First-quarter revenue will be $1.17 billion to $1.19 billion, Palo Alto, California-based VMware said in a statement yesterday. That fell short of the analysts’ average estimate of $1.25 billion, according to data compiled by Bloomberg. The company will cut 900 jobs, exit some lines of business and consolidate facilities this year, resulting in charges of $90 million to $110 million, according to a filing.

VMware said it’s facing a tougher first half of the year because of a weak economic environment and sluggish federal government demand, which impacted bookings, a measure of future sales, the company said. Additionally, an expected increase in contract renewals won’t occur until later in the year, the company said on a conference call with investors.

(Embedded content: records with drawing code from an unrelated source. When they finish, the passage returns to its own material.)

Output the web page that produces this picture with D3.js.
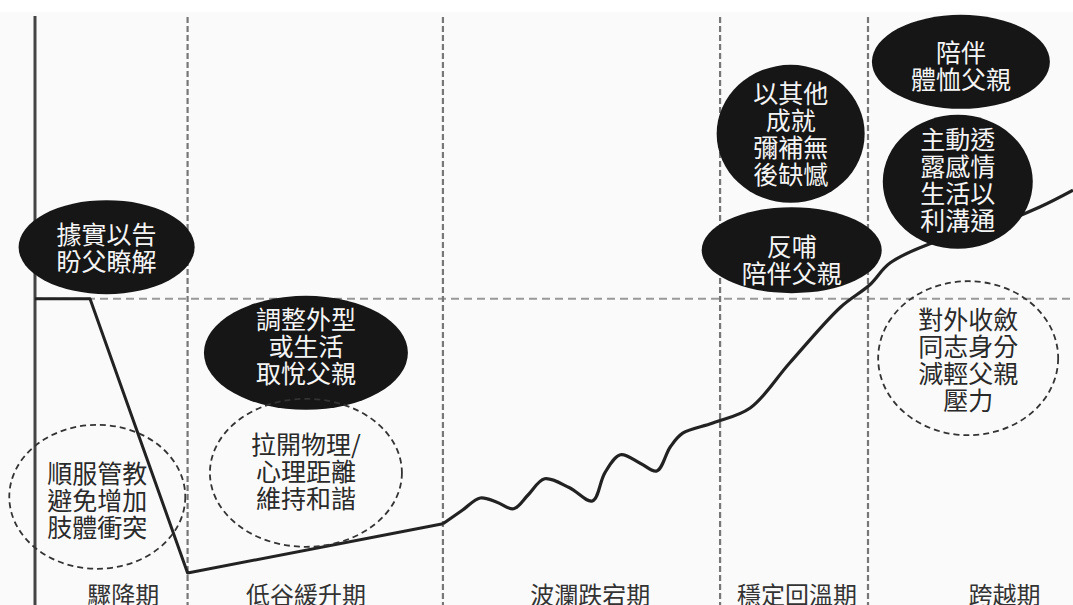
<!DOCTYPE html>
<html lang="zh-Hant">
<head>
<meta charset="UTF-8">
<title>父子關係歷程</title>
<script src="https://d3js.org/d3.v7.min.js"></script>
<style>
    body { margin: 0; background: #fff; }
    svg { display: block; }
    text { font-family: "Noto Sans CJK TC", "Noto Sans", sans-serif; }
</style>
</head>
<body>
<div id="chart"></div>
<script>
    const width = 1073;
    const height = 605;

    // 階段與分界（x 軸單位 0~100）
    const stages = ["驟降期", "低谷緩升期", "波瀾跌宕期", "穩定回溫期", "跨越期"];
    const stageBounds = [14.7, 39.3, 66.0, 80.25];
    const stageLabelX = [8.5, 26.1, 53.5, 73.4, 93.4];
    const baseline = 50.2;

    // 曲線：前段為折線，後段為波動曲線
    const dropX = [0, 5.3, 14.7, 39.3];
    const dropY = [50.2, 50.2, 4.5, 12.7];
    const waveX = [39.3, 41.2, 42.9, 44.5, 46.1, 47.5, 49.1, 51.5, 53.7, 54.9, 56.4, 58.3, 59.9, 61.2, 62.4, 65.3, 68.9, 72.7, 77.6, 80.4, 82.4, 87.2, 92.0, 96.8, 100];
    const waveY = [12.7, 15.0, 17.0, 16.3, 15.2, 17.5, 20.2, 18.7, 16.5, 21.2, 24.2, 22.8, 21.5, 25.5, 27.8, 29.5, 32.0, 39.5, 48.8, 52.5, 56.2, 60.0, 62.2, 65.5, 68.3];

    // 註解文字
    const notes = [
        ["據實以告", "盼父瞭解"],
        ["調整外型", "或生活", "取悅父親"],
        ["順服管教", "避免增加", "肢體衝突"],
        ["拉開物理/", "心理距離", "維持和諧"],
        ["以其他", "成就", "彌補無", "後缺憾"],
        ["反哺", "陪伴父親"],
        ["陪伴", "體恤父親"],
        ["主動透", "露感情", "生活以", "利溝通"],
        ["對外收斂", "同志身分", "減輕父親", "壓力"]
    ];
    const noteFilled = [true, true, false, false, true, true, true, true, false];
    // 位置：中心 (x, y 單位)、半徑 (px)、文字中心 y
    const noteLayout = [
        { cx: 6.9, cy: 58.8, rx: 88, ry: 47, ty: 58.9 },
        { cx: 26.1, cy: 41.2, rx: 102, ry: 57, ty: 42.5 },
        { cx: 6.0, cy: 17.2, rx: 88, ry: 72, ty: 16.8 },
        { cx: 26.1, cy: 21.2, rx: 96, ry: 74, ty: 21.7 },
        { cx: 72.8, cy: 77.7, rx: 74, ry: 69, ty: 77.9 },
        { cx: 72.9, cy: 58.3, rx: 90, ry: 43, ty: 57.0 },
        { cx: 89.2, cy: 89.7, rx: 89, ry: 47, ty: 89.2 },
        { cx: 88.9, cy: 69.7, rx: 75, ry: 67, ty: 70.2 },
        { cx: 89.9, cy: 40.3, rx: 90, ry: 77, ty: 40.2 }
    ];

    const x = d3.scaleLinear().domain([0, 100]).range([35, 1073]);
    const y = d3.scaleLinear().domain([0, 100]).range([600, 0]);

    const svg = d3.select("#chart")
        .append("svg")
        .attr("width", width)
        .attr("height", height);

    svg.append("rect")
        .attr("x", 0).attr("y", 12)
        .attr("width", width).attr("height", height - 12)
        .attr("fill", "#fafafa");

    // 水平虛線
    svg.append("line")
        .attr("x1", x(0)).attr("x2", x(100))
        .attr("y1", y(baseline)).attr("y2", y(baseline))
        .attr("stroke", "#999")
        .attr("stroke-width", 2)
        .attr("stroke-dasharray", "8,5");

    // 階段分隔虛線
    svg.selectAll("line.stage")
        .data(stageBounds)
        .enter()
        .append("line")
        .attr("class", "stage")
        .attr("x1", d => x(d)).attr("x2", d => x(d))
        .attr("y1", 17).attr("y2", height)
        .attr("stroke", "#777")
        .attr("stroke-width", 2.2)
        .attr("stroke-dasharray", "6,3");

    // 縱軸
    svg.append("line")
        .attr("x1", x(0)).attr("x2", x(0))
        .attr("y1", 16).attr("y2", height)
        .attr("stroke", "#444")
        .attr("stroke-width", 3);

    // 曲線
    const dropLine = d3.line()
        .x(i => x(dropX[i]))
        .y(i => y(dropY[i]));
    svg.append("path")
        .attr("d", dropLine(d3.range(dropX.length)))
        .attr("fill", "none")
        .attr("stroke", "#222")
        .attr("stroke-width", 3)
        .attr("stroke-linejoin", "round");

    const waveLine = d3.line()
        .x(i => x(waveX[i]))
        .y(i => y(waveY[i]))
        .curve(d3.curveCatmullRom.alpha(0.5));
    svg.append("path")
        .attr("d", waveLine(d3.range(waveX.length)))
        .attr("fill", "none")
        .attr("stroke", "#222")
        .attr("stroke-width", 3.2)
        .attr("stroke-linejoin", "round");

    // 註解橢圓
    const fontSize = 25;
    const lineGap = 27;
    notes.forEach((lines, i) => {
        const L = noteLayout[i];
        const filled = noteFilled[i];
        svg.append("ellipse")
            .attr("cx", x(L.cx)).attr("cy", y(L.cy))
            .attr("rx", L.rx).attr("ry", L.ry)
            .attr("fill", filled ? "#161616" : "none")
            .attr("stroke", filled ? "none" : "#333")
            .attr("stroke-width", 1.8)
            .attr("stroke-dasharray", filled ? null : "6,4");

        const top = y(L.ty) - (lines.length - 1) * lineGap / 2;
        svg.append("g")
            .selectAll("text")
            .data(lines)
            .enter()
            .append("text")
            .attr("x", x(L.cx))
            .attr("y", (_, j) => top + j * lineGap)
            .attr("text-anchor", "middle")
            .attr("dominant-baseline", "central")
            .attr("font-size", fontSize)
            .attr("fill", filled ? "#f4f4f4" : "#2a2a2a")
            .text(d => d);
    });

    // 階段標籤
    svg.selectAll("text.stage")
        .data(stages)
        .enter()
        .append("text")
        .attr("class", "stage")
        .attr("x", (_, i) => x(stageLabelX[i]))
        .attr("y", 593)
        .attr("text-anchor", "middle")
        .attr("dominant-baseline", "central")
        .attr("font-size", 24)
        .attr("fill", "#333")
        .text(d => d);
</script>
</body>
</html>
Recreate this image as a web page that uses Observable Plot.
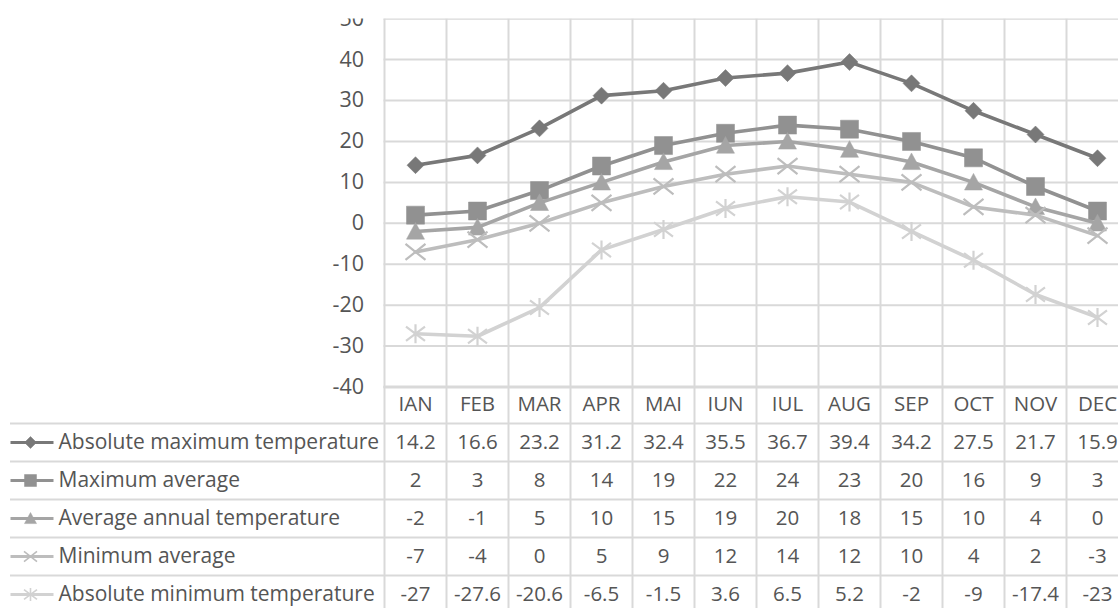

“The company’s guidance was clearly disappointing,” said Abhey Lamba, an analyst at Mizuho Securities USA Inc., in a note to clients. “In particular, management’s license growth expectations of 8 percent to 11 percent for the year are materially lower than expectations, as investors expected revenue growth acceleration in 2013.” Lamba rates the shares buy with a $99 price target.

VMware fell as much as 14 percent in extended trading. The shares declined less than 1 percent to $98.32 at yesterday’s close in New York, for a gain of 6.6 percent in the past 12 months.

 

Head Count Rising

 

Even with the job cuts, the company is still hiring and plans to end the year with head count up by about 1,000, Chief Executive Officer Pat Gelsinger said on the conference call.

Fourth-quarter profit, excluding some items, was 81 cents a share, exceeding the average estimate of 78 cents, according to data compiled by Bloomberg. Sales rose 22 percent to $1.29 billion, compared with a $1.28 billion average projection.

Net income climbed 2.7 percent to $205.8 million, or 47 cents a share, from $200.4 million, or 46 cents, a year earlier.

The company is majority-owned by EMC Corp.

VMware, already the biggest provider of virtualization software, is signing more agreements with smaller businesses because many large corporations already have its software, said Rick Sherlund, an analyst at Nomura Holdings Inc. Competition from Microsoft Corp. and Oracle Corp. also may have forced VMware to reduce prices, he said.

“Growth has been slowing,” Sherlund wrote in a research report. “Microsoft is having some impact on pricing, more so than any significant shift in market share so far.”